===== Task input =====

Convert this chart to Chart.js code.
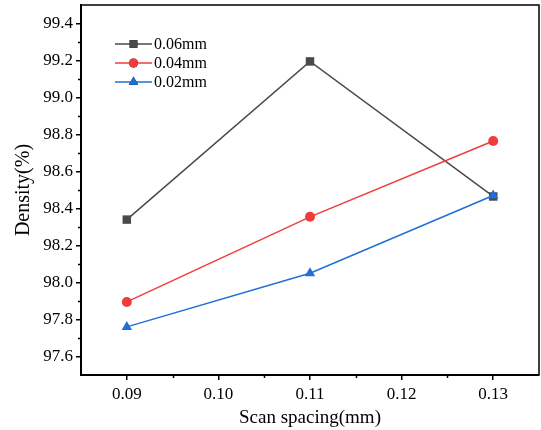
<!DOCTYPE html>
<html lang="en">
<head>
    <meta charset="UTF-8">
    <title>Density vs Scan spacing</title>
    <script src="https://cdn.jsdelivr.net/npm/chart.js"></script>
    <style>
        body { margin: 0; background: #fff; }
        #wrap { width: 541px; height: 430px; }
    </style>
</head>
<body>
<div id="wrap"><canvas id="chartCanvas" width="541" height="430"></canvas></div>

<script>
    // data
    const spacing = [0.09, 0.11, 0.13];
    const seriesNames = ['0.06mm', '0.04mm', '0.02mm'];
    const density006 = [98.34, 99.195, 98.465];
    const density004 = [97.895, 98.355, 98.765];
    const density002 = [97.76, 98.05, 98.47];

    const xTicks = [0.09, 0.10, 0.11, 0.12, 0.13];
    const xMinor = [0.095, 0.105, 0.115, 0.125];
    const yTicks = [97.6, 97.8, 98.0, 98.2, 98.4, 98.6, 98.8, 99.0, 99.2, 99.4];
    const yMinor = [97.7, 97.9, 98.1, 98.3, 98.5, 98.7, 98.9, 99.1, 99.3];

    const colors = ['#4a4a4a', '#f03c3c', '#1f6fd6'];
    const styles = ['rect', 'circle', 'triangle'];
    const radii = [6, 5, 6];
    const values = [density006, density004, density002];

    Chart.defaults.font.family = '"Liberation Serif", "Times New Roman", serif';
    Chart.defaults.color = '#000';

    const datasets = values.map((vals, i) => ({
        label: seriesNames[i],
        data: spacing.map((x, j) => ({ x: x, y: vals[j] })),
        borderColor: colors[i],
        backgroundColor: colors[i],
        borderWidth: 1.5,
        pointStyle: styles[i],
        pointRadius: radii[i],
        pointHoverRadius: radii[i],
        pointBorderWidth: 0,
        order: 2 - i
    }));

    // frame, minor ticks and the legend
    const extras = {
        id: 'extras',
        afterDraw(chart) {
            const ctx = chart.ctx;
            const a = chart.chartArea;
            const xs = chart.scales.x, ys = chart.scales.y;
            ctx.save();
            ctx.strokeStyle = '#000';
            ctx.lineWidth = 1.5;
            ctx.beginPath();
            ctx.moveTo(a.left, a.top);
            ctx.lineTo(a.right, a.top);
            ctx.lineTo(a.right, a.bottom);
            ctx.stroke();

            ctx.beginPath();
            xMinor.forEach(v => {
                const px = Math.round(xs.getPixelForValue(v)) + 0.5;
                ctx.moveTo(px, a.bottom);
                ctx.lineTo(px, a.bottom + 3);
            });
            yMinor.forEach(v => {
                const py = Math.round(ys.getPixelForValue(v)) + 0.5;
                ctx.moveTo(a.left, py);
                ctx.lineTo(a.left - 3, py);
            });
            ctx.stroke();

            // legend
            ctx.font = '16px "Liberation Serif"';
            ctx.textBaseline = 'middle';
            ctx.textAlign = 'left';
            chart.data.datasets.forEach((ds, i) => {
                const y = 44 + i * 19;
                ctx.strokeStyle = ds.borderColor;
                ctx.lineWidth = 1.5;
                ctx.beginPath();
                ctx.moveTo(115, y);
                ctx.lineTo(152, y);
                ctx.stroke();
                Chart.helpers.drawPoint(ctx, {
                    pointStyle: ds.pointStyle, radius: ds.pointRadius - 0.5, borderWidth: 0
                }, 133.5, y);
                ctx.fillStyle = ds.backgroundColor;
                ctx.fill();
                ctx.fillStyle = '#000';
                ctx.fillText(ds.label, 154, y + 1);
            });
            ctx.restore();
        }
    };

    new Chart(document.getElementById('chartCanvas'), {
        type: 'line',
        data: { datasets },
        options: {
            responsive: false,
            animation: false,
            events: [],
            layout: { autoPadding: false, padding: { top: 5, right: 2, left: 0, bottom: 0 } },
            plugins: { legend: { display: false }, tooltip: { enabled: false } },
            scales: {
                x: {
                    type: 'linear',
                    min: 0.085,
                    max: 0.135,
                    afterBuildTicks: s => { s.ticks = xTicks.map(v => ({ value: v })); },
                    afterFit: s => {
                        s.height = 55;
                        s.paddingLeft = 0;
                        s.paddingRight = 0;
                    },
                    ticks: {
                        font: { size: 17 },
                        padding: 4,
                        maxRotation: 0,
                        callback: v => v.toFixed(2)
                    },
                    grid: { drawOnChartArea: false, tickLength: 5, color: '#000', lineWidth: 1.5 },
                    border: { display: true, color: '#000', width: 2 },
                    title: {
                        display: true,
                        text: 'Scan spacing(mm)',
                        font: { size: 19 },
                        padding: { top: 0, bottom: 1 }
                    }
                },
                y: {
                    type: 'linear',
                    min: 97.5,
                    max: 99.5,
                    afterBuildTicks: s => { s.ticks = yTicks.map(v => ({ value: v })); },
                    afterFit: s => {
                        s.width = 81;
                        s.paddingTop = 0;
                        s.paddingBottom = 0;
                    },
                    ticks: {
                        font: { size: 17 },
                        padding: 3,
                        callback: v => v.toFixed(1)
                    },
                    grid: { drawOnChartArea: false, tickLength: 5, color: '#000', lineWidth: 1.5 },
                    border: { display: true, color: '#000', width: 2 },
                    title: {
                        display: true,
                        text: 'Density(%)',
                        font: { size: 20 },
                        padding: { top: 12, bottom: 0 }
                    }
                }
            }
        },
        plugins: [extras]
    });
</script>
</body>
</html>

=====
===== Task input =====

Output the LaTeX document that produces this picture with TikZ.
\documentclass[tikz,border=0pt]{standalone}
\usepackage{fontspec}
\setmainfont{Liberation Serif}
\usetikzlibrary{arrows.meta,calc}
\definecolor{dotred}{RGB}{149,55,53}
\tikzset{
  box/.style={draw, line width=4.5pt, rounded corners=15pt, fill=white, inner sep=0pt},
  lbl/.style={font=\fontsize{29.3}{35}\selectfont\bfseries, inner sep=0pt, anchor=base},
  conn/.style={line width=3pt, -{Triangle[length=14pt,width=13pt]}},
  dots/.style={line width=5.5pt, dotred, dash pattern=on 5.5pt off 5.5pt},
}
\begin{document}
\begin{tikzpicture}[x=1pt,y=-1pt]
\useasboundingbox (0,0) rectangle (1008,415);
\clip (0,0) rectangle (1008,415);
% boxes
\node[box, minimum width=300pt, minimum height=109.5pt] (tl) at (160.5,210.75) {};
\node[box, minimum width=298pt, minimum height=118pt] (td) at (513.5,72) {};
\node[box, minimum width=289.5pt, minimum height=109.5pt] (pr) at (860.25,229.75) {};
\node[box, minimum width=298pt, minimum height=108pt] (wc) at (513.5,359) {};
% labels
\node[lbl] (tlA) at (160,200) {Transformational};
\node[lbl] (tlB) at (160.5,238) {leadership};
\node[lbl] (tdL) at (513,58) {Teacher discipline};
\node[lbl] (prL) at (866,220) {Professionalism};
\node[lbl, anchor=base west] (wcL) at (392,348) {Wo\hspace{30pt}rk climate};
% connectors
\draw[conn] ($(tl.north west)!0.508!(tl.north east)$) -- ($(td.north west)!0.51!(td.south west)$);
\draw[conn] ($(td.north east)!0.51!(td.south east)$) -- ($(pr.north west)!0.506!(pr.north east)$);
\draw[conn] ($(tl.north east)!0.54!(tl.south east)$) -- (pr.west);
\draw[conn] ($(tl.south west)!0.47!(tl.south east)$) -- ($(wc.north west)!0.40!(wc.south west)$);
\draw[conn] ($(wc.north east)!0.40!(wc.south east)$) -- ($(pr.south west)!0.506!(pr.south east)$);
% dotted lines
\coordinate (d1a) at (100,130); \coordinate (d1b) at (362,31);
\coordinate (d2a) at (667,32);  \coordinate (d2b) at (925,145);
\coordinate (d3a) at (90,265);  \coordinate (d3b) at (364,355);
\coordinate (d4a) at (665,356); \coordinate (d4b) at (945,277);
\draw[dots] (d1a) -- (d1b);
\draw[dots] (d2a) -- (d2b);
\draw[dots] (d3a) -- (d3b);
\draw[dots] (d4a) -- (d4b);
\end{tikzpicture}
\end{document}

=====
===== Task input =====

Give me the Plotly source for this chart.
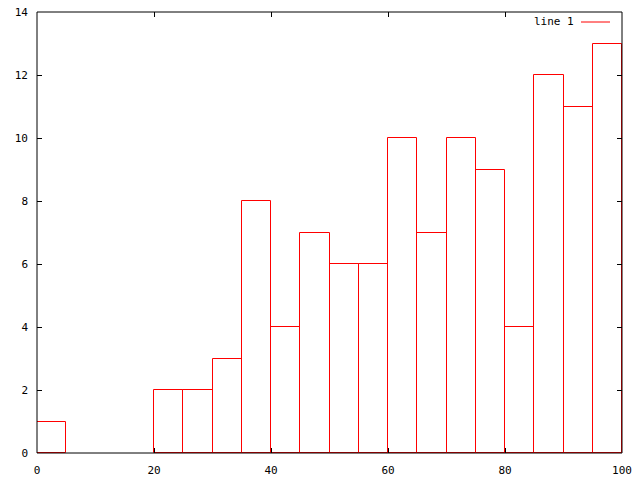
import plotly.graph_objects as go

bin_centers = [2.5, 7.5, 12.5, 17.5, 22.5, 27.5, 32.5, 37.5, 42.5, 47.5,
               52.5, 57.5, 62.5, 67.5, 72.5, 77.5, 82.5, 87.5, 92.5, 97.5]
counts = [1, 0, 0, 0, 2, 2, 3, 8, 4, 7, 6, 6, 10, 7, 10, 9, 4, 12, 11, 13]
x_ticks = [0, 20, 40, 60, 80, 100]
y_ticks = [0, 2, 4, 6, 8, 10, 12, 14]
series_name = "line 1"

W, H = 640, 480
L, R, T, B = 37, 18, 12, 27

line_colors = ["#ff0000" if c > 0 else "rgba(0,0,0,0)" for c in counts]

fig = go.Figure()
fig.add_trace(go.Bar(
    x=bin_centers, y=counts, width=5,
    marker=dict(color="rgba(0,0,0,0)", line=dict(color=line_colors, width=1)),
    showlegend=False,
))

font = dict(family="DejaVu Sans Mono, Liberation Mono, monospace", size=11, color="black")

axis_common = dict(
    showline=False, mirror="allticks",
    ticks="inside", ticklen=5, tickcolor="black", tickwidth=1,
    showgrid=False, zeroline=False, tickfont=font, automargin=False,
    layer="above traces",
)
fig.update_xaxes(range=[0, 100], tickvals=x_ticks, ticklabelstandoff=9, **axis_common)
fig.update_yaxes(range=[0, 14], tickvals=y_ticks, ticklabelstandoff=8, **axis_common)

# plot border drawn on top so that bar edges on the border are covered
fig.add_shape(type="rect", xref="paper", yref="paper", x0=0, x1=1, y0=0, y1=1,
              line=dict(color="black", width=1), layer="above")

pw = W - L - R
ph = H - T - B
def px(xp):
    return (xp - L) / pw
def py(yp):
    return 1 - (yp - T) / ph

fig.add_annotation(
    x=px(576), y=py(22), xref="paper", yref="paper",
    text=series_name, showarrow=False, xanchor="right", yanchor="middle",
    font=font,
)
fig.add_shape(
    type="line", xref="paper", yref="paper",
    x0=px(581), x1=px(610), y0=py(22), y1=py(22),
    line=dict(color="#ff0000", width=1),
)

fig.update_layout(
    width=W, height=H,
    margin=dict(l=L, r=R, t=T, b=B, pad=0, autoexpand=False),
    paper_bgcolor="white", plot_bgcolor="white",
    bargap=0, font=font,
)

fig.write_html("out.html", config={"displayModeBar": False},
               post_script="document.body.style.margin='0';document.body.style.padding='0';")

=====

# Work to complete
Your answer should be a single number: the count of lines containing the word "this".

# Correct result
3